Old-timers recall when the sea breeze regularly got to the St. Petersburg waterfront by mid-afternoon. Until the 1920s, there was a sailing barge that started from the ice plant on Salt Creek early in the morning, using the easterly. By noon it would be west of where the Skyway now crosses the bay. Soon thereafter, the westerly sea breeze propelled him to Cortez to supply the commercial fisherman with ice packed in sawdust.

Historically, the big thunderheads that would rise in the center of the state would be pushed by the stronger east Florida sea breeze and the Bermuda High to rumble over Tampa Bay and out into the Gulf in the late afternoon. This was an everyday occurrence with heavy rain, impressive lightning and a short period of high wind.

In the past decade these classic storms have become less prevalent. Last summer only a few days produced the bay-crossing storms and there have been none this year.

A silver lining to this change is the evening series racing held at Davis Island Yacht Club, St. Petersburg Yacht Club, Treasure Island Tennis and Yacht Club, Clearwater Yacht Club and Bradenton Yacht Club.

SPYC, for example, has not lost any races to thunderstorms on Friday evenings this year and lost few last year. Up to 25 keelboats have enjoyed good sailing around the waters near the St. Petersburg Municipal Pier starting at 6:30.

Winds almost always are from the west, sea breeze direction by that time of evening.

Davis Island on Thursday evening sees more than 50 boats ranging from larger keelboats to dinghies, catamarans and windsurfers racing in the evening breeze.

Closer to the Gulf, the Treasure Island and Clearwater clubs are likely to have steadier westerly breezes for their evening racing.

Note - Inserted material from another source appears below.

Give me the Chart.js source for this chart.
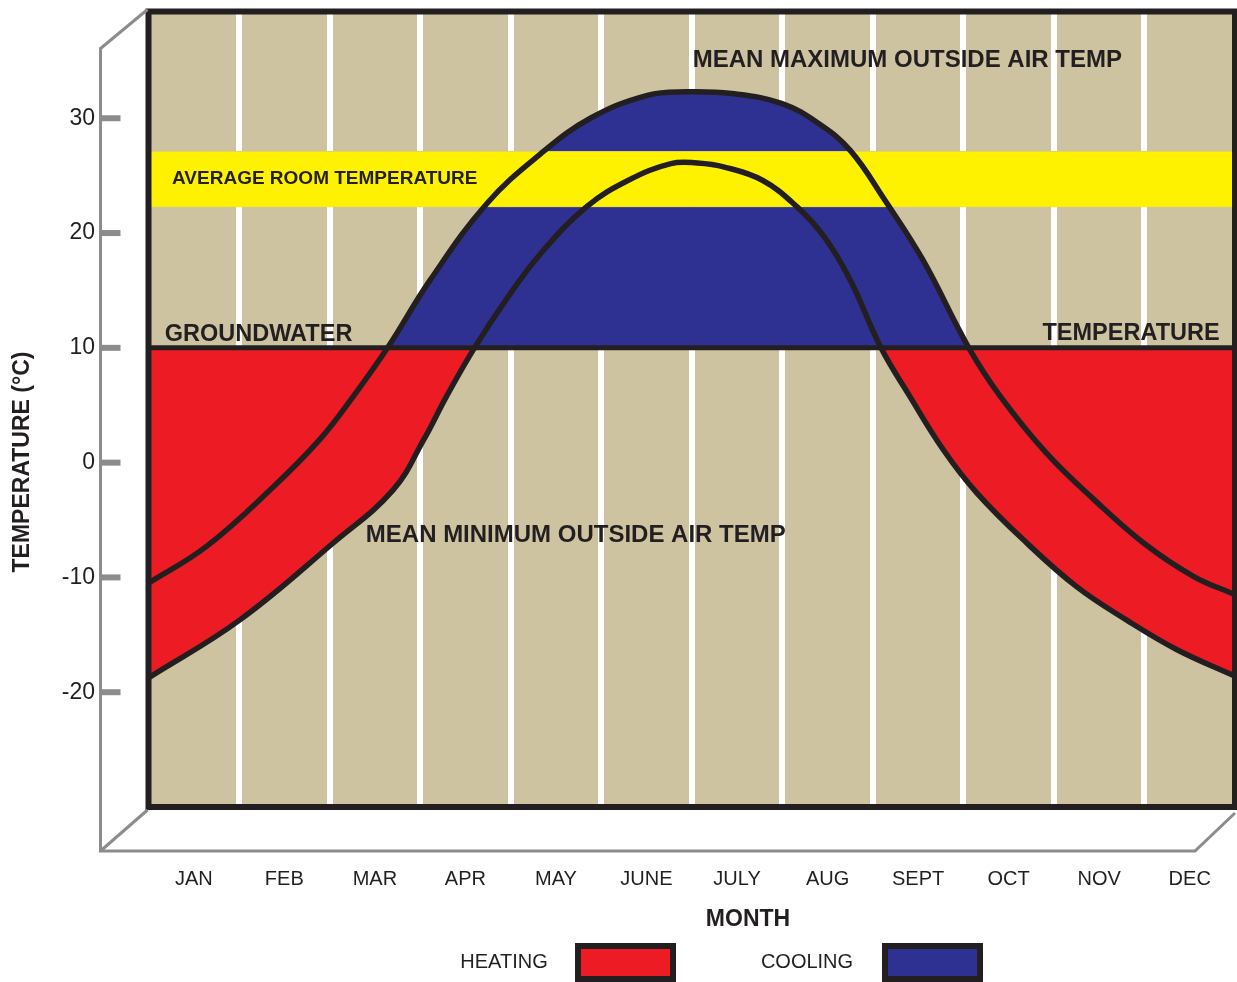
<!DOCTYPE html>
<html>
<head>
<meta charset="utf-8">
<title>Heating and cooling with groundwater</title>
<script src="https://cdn.jsdelivr.net/npm/chart.js@4/dist/chart.umd.min.js"></script>
<style>
  html, body { margin: 0; padding: 0; background: #ffffff; }
  #wrap { width: 1237px; height: 982px; }
</style>
</head>
<body>
<div id="wrap"><canvas id="chart" width="1237" height="982"></canvas></div>
<script>
// ---- data ----
const months = ['JAN', 'FEB', 'MAR', 'APR', 'MAY', 'JUNE', 'JULY', 'AUG', 'SEPT', 'OCT', 'NOV', 'DEC'];

// mean maximum outside air temperature (month position 0..12, °C)
const maxAirMonth = [0, 0.64, 1.38, 1.89, 2.26, 2.64, 3.11, 3.74, 4.33, 4.88, 5.51, 5.94, 6.44, 6.99, 7.41, 7.75, 8.13, 8.55, 9.06, 9.41, 9.92, 10.44, 10.99, 11.54, 12];
const maxAirTemp  = [-10.5, -7.3, -2.1, 2.0, 5.75, 10.0, 15.9, 22.6, 26.9, 30.0, 32.0, 32.3, 32.15, 31.3, 29.5, 27.2, 22.9, 17.7, 10.0, 5.75, 0.8, -3.2, -7.0, -9.9, -11.5];

// mean minimum outside air temperature
const minAirMonth = [0, 1.01, 2.04, 2.70, 3.04, 3.29, 3.60, 3.95, 4.33, 4.84, 5.30, 5.77, 6.06, 6.36, 6.78, 7.16, 7.46, 7.75, 8.09, 8.41, 8.78, 9.15, 9.70, 10.25, 10.80, 11.36, 12];
const minAirTemp  = [-18.75, -13.7, -7.0, -2.4, 2.0, 5.75, 10.0, 14.2, 18.2, 22.3, 24.6, 26.05, 26.1, 25.75, 24.6, 22.3, 19.7, 15.9, 10.0, 5.75, 1.1, -2.65, -7.0, -10.8, -13.7, -16.3, -18.6];

const groundwaterTemp = 10;
const roomTempRange = [22.3, 27.1];
const yTickValues = [-20, -10, 0, 10, 20, 30];
const legendLabels = ['HEATING', 'COOLING'];

// ---- style ----
const FONT = "'Liberation Sans', Arial, Helvetica, sans-serif";
const INK = '#231f20';
const TAN = '#cdc3a1';
const RED = '#ed1c24';
const BLUE = '#2e3192';
const YELLOW = '#fff200';
const FRAME = '#8c8c8c';
const SMOOTH = 0.4;

const pts = (xs, ys) => xs.map((x, i) => ({ x: x, y: ys[i] }));
const flat = (v) => [{ x: 0, y: v }, { x: 12, y: v }];

const curveLine = {
  borderColor: INK, borderWidth: 5.5, pointRadius: 0, fill: false,
  tension: SMOOTH, order: 0, borderCapStyle: 'round', borderJoinStyle: 'round'
};

// text placed in data coordinates (month, °C)
const notes = [
  { text: 'MEAN MAXIMUM OUTSIDE AIR TEMP', m: 6.01, t: 35.05, size: 24, align: 'left' },
  { text: 'MEAN MINIMUM OUTSIDE AIR TEMP', m: 2.40, t: -6.3, size: 24, align: 'left' },
  { text: 'AVERAGE ROOM TEMPERATURE', m: 0.26, t: 24.75, size: 19, align: 'left' },
  { text: 'GROUNDWATER', m: 0.18, t: 11.2, size: 23.5, align: 'left' },
  { text: 'TEMPERATURE', m: 11.83, t: 11.25, size: 23.5, align: 'right' }
];

// keep tick padding from shrinking the plot area
function noMargins(s) {
  s.paddingTop = 0; s.paddingBottom = 0; s.paddingLeft = 0; s.paddingRight = 0;
}

const decor = {
  id: 'decor',
  beforeDraw(chart) {
    const { ctx, chartArea: a } = chart;
    ctx.save();
    ctx.fillStyle = '#ffffff';
    ctx.fillRect(0, 0, chart.width, chart.height);
    ctx.fillStyle = TAN;
    ctx.fillRect(a.left, a.top, a.right - a.left, a.bottom - a.top);
    ctx.restore();
  },
  afterDatasetsDraw(chart) {
    const { ctx, chartArea: a, scales } = chart;
    ctx.save();
    // in-plot labels
    ctx.fillStyle = INK;
    ctx.textBaseline = 'middle';
    notes.forEach(n => {
      ctx.font = 'bold ' + n.size + 'px ' + FONT;
      ctx.textAlign = n.align;
      ctx.fillText(n.text, scales.x.getPixelForValue(n.m), scales.y.getPixelForValue(n.t));
    });
    // plot frame
    ctx.strokeStyle = INK;
    ctx.lineWidth = 6;
    ctx.strokeRect(a.left, a.top, a.right - a.left, a.bottom - a.top);
    ctx.restore();
  },
  afterDraw(chart) {
    const { ctx, chartArea: a, scales } = chart;
    const y = scales.y;
    ctx.save();
    // receding box outline
    const bx = a.left - 48, by = a.bottom + 44, rx = a.right - 40;
    ctx.strokeStyle = FRAME;
    ctx.lineWidth = 3;
    ctx.lineJoin = 'miter';
    ctx.beginPath();
    ctx.moveTo(a.left - 1, a.top - 2);
    ctx.lineTo(bx, a.top + 37);
    ctx.lineTo(bx, by);
    ctx.lineTo(rx, by);
    ctx.lineTo(a.right, a.bottom + 6);
    ctx.stroke();
    ctx.beginPath();
    ctx.moveTo(bx, by);
    ctx.lineTo(a.left - 1, a.bottom + 3);
    ctx.stroke();
    // tick marks
    ctx.strokeStyle = FRAME;
    ctx.lineWidth = 6;
    yTickValues.forEach(v => {
      const py = y.getPixelForValue(v);
      ctx.beginPath();
      ctx.moveTo(bx + 1, py);
      ctx.lineTo(bx + 20, py);
      ctx.stroke();
    });
    // axis titles
    ctx.fillStyle = INK;
    ctx.textAlign = 'center';
    ctx.textBaseline = 'middle';
    ctx.font = 'bold 23px ' + FONT;
    ctx.save();
    ctx.translate(22.5, 462);
    ctx.rotate(-Math.PI / 2);
    ctx.fillText('TEMPERATURE (°C)', 0, 0);
    ctx.restore();
    ctx.fillText('MONTH', 748, 920);
    // legend
    const items = [
      { label: legendLabels[0], color: RED, tx: 504, bx: 575 },
      { label: legendLabels[1], color: BLUE, tx: 807, bx: 882 }
    ];
    ctx.font = '20px ' + FONT;
    items.forEach(it => {
      ctx.fillStyle = INK;
      ctx.fillText(it.label, it.tx, 962);
      ctx.fillRect(it.bx, 943, 101, 39);
      ctx.fillStyle = it.color;
      ctx.fillRect(it.bx + 6, 949, 89, 27);
    });
    ctx.restore();
  }
};

new Chart(document.getElementById('chart'), {
  type: 'line',
  data: {
    datasets: [
      Object.assign({ label: 'Mean maximum outside air temp', data: pts(maxAirMonth, maxAirTemp) }, curveLine),
      Object.assign({ label: 'Mean minimum outside air temp', data: pts(minAirMonth, minAirTemp) }, curveLine),
      { label: 'Groundwater temperature', data: flat(groundwaterTemp), borderColor: INK, borderWidth: 5,
        pointRadius: 0, fill: false, order: 0 },
      { label: 'Average room temperature', data: flat(roomTempRange[1]), borderColor: '#e4d84c', borderWidth: 1,
        pointRadius: 0, backgroundColor: YELLOW, fill: '+1', order: 1 },
      { label: 'Room low', data: flat(roomTempRange[0]), borderColor: '#e4d84c', borderWidth: 1,
        pointRadius: 0, fill: false, order: 1 },
      { label: 'Cooling', data: pts(maxAirMonth, maxAirTemp), borderWidth: 0, borderColor: 'rgba(0,0,0,0)',
        pointRadius: 0, tension: SMOOTH, order: 2,
        fill: { target: { value: groundwaterTemp }, above: BLUE, below: 'rgba(0,0,0,0)' } },
      { label: 'Heating', data: pts(minAirMonth, minAirTemp), borderWidth: 0, borderColor: 'rgba(0,0,0,0)',
        pointRadius: 0, tension: SMOOTH, order: 2,
        fill: { target: { value: groundwaterTemp }, above: 'rgba(0,0,0,0)', below: RED } }
    ]
  },
  options: {
    responsive: false,
    animation: false,
    devicePixelRatio: 1,
    layout: { padding: { left: 0, top: 11.5, right: 2, bottom: 0 } },
    plugins: { legend: { display: false }, tooltip: { enabled: false }, title: { display: false } },
    scales: {
      x: { type: 'linear', min: 0, max: 12, display: false },
      month: {
        type: 'category', labels: months, position: 'bottom', offset: true,
        grid: { offset: true, color: '#ffffff', lineWidth: 6, drawTicks: false },
        border: { display: false },
        ticks: { color: INK, font: { family: FONT, size: 20 }, padding: 60, maxRotation: 0, autoSkip: false },
        afterFit(s) { s.height = 175; noMargins(s); }
      },
      y: {
        type: 'linear', position: 'left', min: -30, max: 39.3,
        afterBuildTicks(s) { s.ticks = yTickValues.map(v => ({ value: v })); },
        grid: { display: false, drawTicks: false },
        border: { display: false },
        ticks: { color: INK, font: { family: FONT, size: 23 }, padding: 53.5 },
        afterFit(s) { s.width = 148.5; noMargins(s); }
      }
    }
  },
  plugins: [decor]
});
</script>
</body>
</html>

Gulfport Yacht Club on lower Boca Ciega Bay hosts performance catamarans the first and third Saturdays of each month. There have been good breezes, in spite of a 1 p.m. start.

TRANSBAY RACE: The annual Transbay Race to the east side of Tampa Bay concluded the sailing season June 10. Nineteen keelboats took a little over two hours for the trip.

Conditions were perfect for the performance Martin 243 of Mike Siedlecki, as he saved his boat's handicap time to win the Spinnaker A class over George Haynie's J-35 Time Bandit. This was the same result as last year for this race course.

Spinnaker B was led by the well-sailed Soverel 26 of Richard Neal and crew. George DiNisio sailed his Creekmore 23 to the Spinnaker C title while Sonia-Cate, a Catalina 400 skippered by Don Miller, led the True Cruising class. The non-spinnaker group leader was Richard Borde on Freedom Flyer.